Mass Spectrometric Methodology for the Determination of Glyoxaldeoxyguanosine and O6-Hydroxyethyldeoxyguanosine DNA Adducts Produced by Nitrosamine Bident Carcinogens

Abstract

N-Nitrosodiethanolamine (NDELA) is a bident carcinogen that undergoes both P-450 mediated alpha-hydroxylation and beta-oxidation, leading ultimately to the formation of two prominent DNA adducts, glyoxaldeoxyguanosine (gdG) and O6-2-hydroxyethyldeoxyguanosine (OHEdG), in rat liver. HPLC coupled with electrospray ionization (ESI) and tandem mass spectrometry was used for both detection and quantification of gdG and OHEdG. The method, which is fast, sensitive, and unambiguous, is a significant improvement over the previous 32P-postlabeling methodology. A rapid procedure for the enzymatic hydrolysis of the DNA under acidic conditions preserved the integrity of the pH sensitive gdG adducts. Glyoxal and 3-nitroso-2-oxazolidinone generated gdG and OHEdG adducts, respectively, in calf thymus DNA (ct-DNA) in a concentration (range of 10(4)) dependent manner permitting optimization. Isotopomeric internal standards were prepared from the modified guanine derivatives by enzymatic trans-glycosylation.

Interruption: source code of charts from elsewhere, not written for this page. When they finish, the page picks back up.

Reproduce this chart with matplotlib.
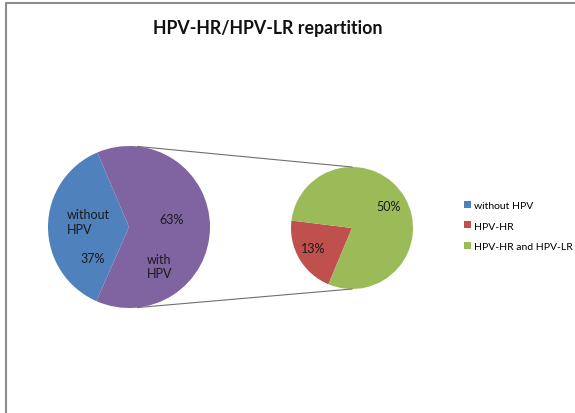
import matplotlib
matplotlib.use("Agg")
import matplotlib.pyplot as plt
import numpy as np

# Data
main_labels = ["without\nHPV", "with\nHPV"]
main_values = [37, 63]
sub_labels = ["HPV-HR", "HPV-HR and HPV-LR"]
sub_values = [13, 50]
legend_labels = ["without HPV", "HPV-HR", "HPV-HR and HPV-LR"]
title = "HPV-HR/HPV-LR repartition"

blue, purple, red, green = "#4F81BD", "#8064A2", "#C0504D", "#9BBB59"

plt.rcParams['font.family'] = ['Lato', 'DejaVu Sans']

W, H = 575, 414
fig = plt.figure(figsize=(W / 100, H / 100), dpi=100)
ax = fig.add_axes([0, 0, 1, 1])

c1, r1 = (129, 186), 81
c2, r2 = (352, 185), 61

w1, _ = ax.pie(main_values, colors=[blue, purple], startangle=113, center=c1,
               radius=r1, wedgeprops=dict(linewidth=0))
w2, _ = ax.pie(sub_values, colors=[red, green], startangle=173, center=c2,
               radius=r2, wedgeprops=dict(linewidth=0))
ax.set_xlim(0, W)
ax.set_ylim(0, H)
ax.set_aspect('equal')
ax.axis('off')

# frame (top and left visible)
ax.plot([6, 6, W + 5], [-5, H - 4, H - 4], color="#8c8c8c", lw=1.5,
        solid_capstyle='butt', clip_on=False)

# connector lines
a = np.deg2rad(84)
for s in (1, -1):
    ax.plot([c1[0] + r1 * np.cos(a), c2[0]], [c1[1] + s * r1 * np.sin(a), c2[1] + s * r2],
            color="#707070", lw=0.8)

fs = 9
tc = "#1a1a1a"
ax.text(67, H - 223, main_labels[0], fontsize=fs, color=tc, ha='left', va='center', linespacing=1.3)
ax.text(80, H - 259, f"{main_values[0]}%", fontsize=fs, color=tc, ha='left', va='center')
ax.text(159, H - 220, f"{main_values[1]}%", fontsize=fs, color=tc, ha='left', va='center')
ax.text(147, H - 267, main_labels[1], fontsize=fs, color=tc, ha='left', va='center', linespacing=1.3)
ax.text(301, H - 249, f"{sub_values[0]}%", fontsize=fs, color=tc, ha='left', va='center')
ax.text(376, H - 207, f"{sub_values[1]}%", fontsize=fs, color=tc, ha='left', va='center')

ax.text(268, H - 28, title, fontsize=12.8, fontweight='bold', ha='center', va='center', color="#111111")

leg = ax.legend([w1[0], w2[0], w2[1]], legend_labels, loc='center left',
                bbox_to_anchor=(455 / W, 1 - 227 / H), frameon=False, fontsize=7.5,
                handlelength=0.65, handleheight=0.65, handletextpad=0.3, labelspacing=1.1)

fig.savefig("out.png", dpi=100)
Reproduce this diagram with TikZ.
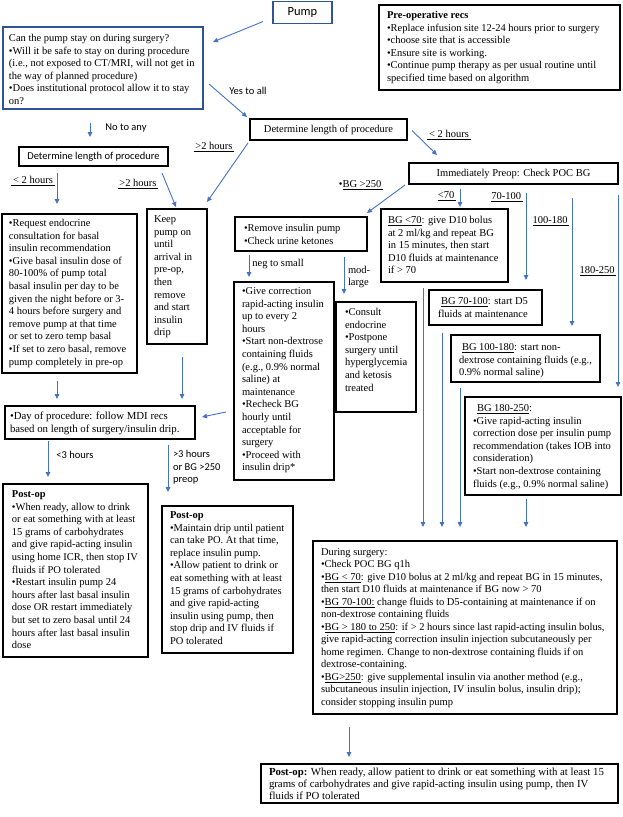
\documentclass[tikz,border=0pt]{standalone}
\usepackage{fontspec}
\setmainfont{Liberation Serif}
\newfontfamily\calib{Carlito}
\usetikzlibrary{arrows.meta}
\definecolor{arrblue}{HTML}{4472C4}
\definecolor{boxblue}{HTML}{2F5597}
\newcommand\bx[4]{\begin{minipage}[t][#2][t]{#1}\vspace*{#3}\noindent\begin{tabular}[t]{@{}l@{}}#4\end{tabular}\end{minipage}}
\tikzset{
  box/.style={draw, line width=1.5pt, inner ysep=0pt, outer sep=0pt, anchor=north west},
  bbox/.style={box, draw=boxblue, line width=1.8pt},
  arr/.style={draw=arrblue, line width=0.9pt, -{Triangle[length=5pt,width=4.5pt]}},
  lab/.style={inner sep=0pt, outer sep=0pt},
  sl/.style={lab, font=\calib\fontsize{10.5}{12.6}\selectfont}
}
\begin{document}
\begin{tikzpicture}[x=1pt,y=-1pt,font=\fontsize{10.5}{12.6}\selectfont]
\useasboundingbox (0,0) rectangle (623,817);
% single-line boxes
\node[bbox, minimum width=59pt, minimum height=22pt, inner sep=0pt] (pump) at (273,1.5) {\calib\fontsize{12.5}{14}\selectfont Pump};
\node[box, minimum width=157pt, minimum height=21pt, inner sep=0pt] (detR) at (250,119) {Determine length of procedure};
\node[box, line width=1.3pt, minimum width=149pt, minimum height=19pt, inner sep=0pt] (detL) at (19,147) {\calib Determine length of procedure};
\node[box, minimum width=209pt, minimum height=21pt, inner sep=0pt] (preop) at (409,163) {Immediately Preop: Check POC BG};
% text boxes
\node[bbox, inner xsep=6pt] (q) at (3,27) {\bx{188pt}{82pt}{5.6pt}{Can the pump stay on during surgery?\\
•Will it be safe to stay on during procedure\\
(i.e., not exposed to CT/MRI, will not get in\\
the way of planned procedure)\\
•Does institutional protocol allow it to stay\\
on?}};
\node[box, line width=1.8pt, inner xsep=8pt] (prerecs) at (379,5) {\bx{225pt}{85pt}{4.6pt}{\textbf{Pre-operative recs}\\
•Replace infusion site 12-24 hours prior to surgery\\
•choose site that is accessible\\
•Ensure site is working.\\
•Continue pump therapy as per usual routine until\\
specified time based on algorithm}};
\node[box, inner xsep=7pt] (leftbig) at (2,214) {\bx{121pt}{159pt}{3.6pt}{•Request endocrine\\
consultation for basal\\
insulin recommendation\\
•Give basal insulin dose of\\
80-100\% of pump total\\
basal insulin per day to be\\
given the night before or 3-\\
4 hours before surgery and\\
remove pump at that time\\
or set to zero temp basal\\
•If set to zero basal, remove\\
pump completely in pre-op}};
\node[box, inner xsep=7pt] (keep) at (147,209) {\bx{46pt}{135pt}{4.6pt}{Keep\\ pump on\\ until\\ arrival in\\ pre-op,\\ then\\ remove\\ and start\\ insulin\\ drip}};
\node[box, inner xsep=9pt] (remove) at (235,217) {\bx{114pt}{34pt}{5.6pt}{•Remove insulin pump\\ •Check urine ketones}};
\node[box, inner xsep=7pt] (bglt) at (381,209) {\bx{113pt}{73pt}{5.6pt}{\underline{BG <70}: give D10 bolus\\
at 2 ml/kg and repeat BG\\
in 15 minutes, then start\\
D10 fluids at maintenance\\
if > 70}};
\node[box, inner xsep=9pt] (bg70) at (429,290) {\bx{95pt}{35pt}{5.6pt}{\hspace{3pt}\underline{BG 70-100}: start D5\\ fluids at maintenance}};
\node[box, inner xsep=8pt] (bg100) at (451,335) {\bx{133pt}{47pt}{6.6pt}{\hspace{3pt}\underline{BG 100-180}: start non-\\
dextrose containing fluids (e.g.,\\
0.9\% normal saline)}};
\node[box, inner xsep=8pt] (bg180) at (465,397) {\bx{140pt}{98pt}{5.6pt}{\hspace{4pt}\underline{BG 180-250}:\\
•Give rapid-acting insulin\\
correction dose per insulin pump\\
recommendation (takes IOB into\\
consideration)\\
•Start non-dextrose containing\\
fluids (e.g., 0.9\% normal saline)}};
\node[box, inner xsep=8pt] (give) at (234,282) {\bx{84pt}{198pt}{3.6pt}{•Give correction\\
rapid-acting insulin\\
up to every 2\\
hours\\
•Start non-dextrose\\
containing fluids\\
(e.g., 0.9\% normal\\
saline) at\\
maintenance\\
•Recheck BG\\
hourly until\\
acceptable for\\
surgery\\
•Proceed with\\
insulin drip*}};
\node[box, inner xsep=9pt] (consult) at (336,302) {\bx{62pt}{110pt}{4.6pt}{•Consult\\ endocrine\\ •Postpone\\ surgery until\\ hyperglycemia\\ and ketosis\\ treated}};
\node[box, inner xsep=5pt, font=\fontsize{10.8}{12.6}\selectfont] (day) at (5,406) {\bx{180pt}{33pt}{4.6pt}{•Day of procedure: follow MDI recs\\ based on length of surgery/insulin drip.}};
\node[box, inner xsep=9pt] (postL) at (3,484) {\bx{127pt}{173pt}{4.6pt}{\textbf{Post-op}\\
•When ready, allow to drink\\
or eat something with at least\\
15 grams of carbohydrates\\
and give rapid-acting insulin\\
using home ICR, then stop IV\\
fluids if PO tolerated\\
•Restart insulin pump 24\\
hours after last basal insulin\\
dose OR restart immediately\\
but set to zero basal until 24\\
hours after last basal insulin\\
dose}};
\node[box, inner xsep=8pt] (postM) at (162,506) {\bx{115pt}{147pt}{3.6pt}{\textbf{Post-op}\\
•Maintain drip until patient\\
can take PO. At that time,\\
replace insulin pump.\\
•Allow patient to drink or\\
eat something with at least\\
15 grams of carbohydrates\\
and give rapid-acting\\
insulin using pump, then\\
stop drip and IV fluids if\\
PO tolerated}};
\node[box, line width=1.8pt, inner xsep=8pt, font=\fontsize{10.5}{12.5}\selectfont] (dur) at (313,541) {\bx{288pt}{173pt}{5.6pt}{During surgery:\\
•Check POC BG q1h\\
•\underline{BG < 70}: give D10 bolus at 2 ml/kg and repeat BG in 15 minutes,\\
then start D10 fluids at maintenance if BG now > 70\\
•\underline{BG 70-100:} change fluids to D5-containing at maintenance if on\\
non-dextrose containing fluids\\
•\underline{BG > 180 to 250}: if > 2 hours since last rapid-acting insulin bolus,\\
give rapid-acting correction insulin injection subcutaneously per\\
home regimen. Change to non-dextrose containing fluids if on\\
dextrose-containing.\\
•\underline{BG>250}: give supplemental insulin via another method (e.g.,\\
subcutaneous insulin injection, IV insulin bolus, insulin drip);\\
consider stopping insulin pump}};
\node[box, line width=1.8pt, inner xsep=8pt, font=\fontsize{10.8}{11.8}\selectfont] (postB) at (261,764) {\bx{341pt}{39pt}{3.2pt}{\textbf{Post-op:} When ready, allow patient to drink or eat something with at least 15\\
grams of carbohydrates and give rapid-acting insulin using pump, then IV\\
fluids if PO tolerated}};
% labels
\node[sl] (lyes) at (248,91) {Yes to all};
\node[sl] (lno) at (126,128) {No to any};
\node[lab] (l2r) at (449,135) {\underline{\,< 2 hours\,}};
\node[lab] (g2u) at (214,147) {\underline{\,>2 hours\,}};
\node[lab] (l2l) at (33,181) {\underline{\,< 2 hours\,}};
\node[lab] (g2l) at (138,184) {\underline{\,>2 hours\,}};
\node[lab] (lbg) at (361,185) {•\underline{BG >250\,}};
\node[lab] (l70) at (447,196) {\underline{<70\,}};
\node[lab] (l70100) at (507,197) {\underline{70-100\,}};
\node[lab] (l100) at (551,221) {\underline{100-180\,}};
\node[lab] (l180) at (598,271) {\underline{180-250\,}};
\node[lab] (lneg) at (278,264) {neg to small};
\node[lab, anchor=west, align=left] (lmod) at (348,277) {mod-\\large};
\node[sl] (l3) at (75,455) {<3 hours};
\node[sl, anchor=west, align=left] (g3) at (173,467.5) {>3 hours\\or BG >250\\preop};
% connectors
\draw[arr] ([shift={(-10,-2)}]pump.south west) -- ([shift={(10,15)}]q.north east);
\draw[arr] ([shift={(6,-25)}]q.south east) -- ([shift={(-3,-2)}]detR.north west);
\draw[arr] ([shift={(87,14)}]q.south west) -- ([shift={(71,-10)}]detL.north west);
\draw[arr] ([shift={(5,1)}]detR.east) -- ([shift={(28,-8)}]preop.north west);
\draw[arr] ([shift={(-2,3)}]detR.south west) -- ([shift={(0,-7)}]keep.north east);
\draw[arr] ([shift={(38,7)}]detL.south west) -- ([shift={(55,-10)}]leftbig.north west);
\draw[arr] ([shift={(143,7)}]detL.south west) -- ([shift={(29,-2)}]keep.north west);
\draw[arr] ([shift={(-4,1)}]preop.south west) -- ([shift={(0,-4)}]remove.north east);
\draw[arr] ([shift={(51,5)}]preop.south west) -- ([shift={(79,-2)}]bglt.north west);
\draw[arr] ([shift={(117,9)}]preop.south west) -- ([shift={(97,-10)}]bg70.north west);
\draw[arr] ([shift={(163,14)}]preop.south west) -- ([shift={(121,-9)}]bg100.north west);
\draw[arr] ([shift={(209,11)}]preop.south west) -- ([shift={(153,-10)}]bg180.north west);
\draw[arr] ([shift={(14,4)}]remove.south west) -- ([shift={(15,-5)}]give.north west);
\draw[arr] ([shift={(109,6)}]remove.south west) -- ([shift={(8,-8)}]consult.north west);
\draw[arr] ([shift={(42,6)}]bglt.south west) -- ([shift={(110,-14)}]dur.north west);
\draw[arr] ([shift={(13,8)}]bg70.south west) -- ([shift={(129,-14)}]dur.north west);
\draw[arr] ([shift={(9,6)}]bg100.south west) -- ([shift={(147,-14)}]dur.north west);
\draw[arr] ([shift={(61,4)}]bg180.south west) -- ([shift={(213,-14)}]dur.north west);
\draw[arr] ([shift={(55,8)}]leftbig.south west) -- ([shift={(52,-7)}]day.north west);
\draw[arr] ([shift={(35,13)}]keep.south west) -- ([shift={(177,-7)}]day.north west);
\draw[arr] ([shift={(-8,-68)}]give.south west) -- ([shift={(7,11)}]day.north east);
\draw[arr] ([shift={(43,2)}]day.south west) -- ([shift={(45,-7)}]postL.north west);
\draw[arr] ([shift={(163,6)}]day.south west) -- ([shift={(6,-14)}]postM.north west);
\draw[arr] ([shift={(36,13)}]dur.south west) -- ([shift={(88,-7)}]postB.north west);
\end{tikzpicture}
\end{document}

Quantitative HPLC-ESI-MS/MS analysis employing selective reaction monitoring (SRM) for the loss of the deoxyribose fragment was utilized. Both adducts could be detected in the liver DNA of rats that were administered NDELA in a dose range of 0.4-0.8 mmol/kg. At the highest dose, gdG adducts (4.4-11 adducts/10(6) nuc.) were more abundant than OHEdG adducts (0.35-0.87 adducts/10(6) nuc.). Conversely, OHEdG adducts were produced in higher yields in ct-DNA than were gdG adducts at the same reagent concentrations.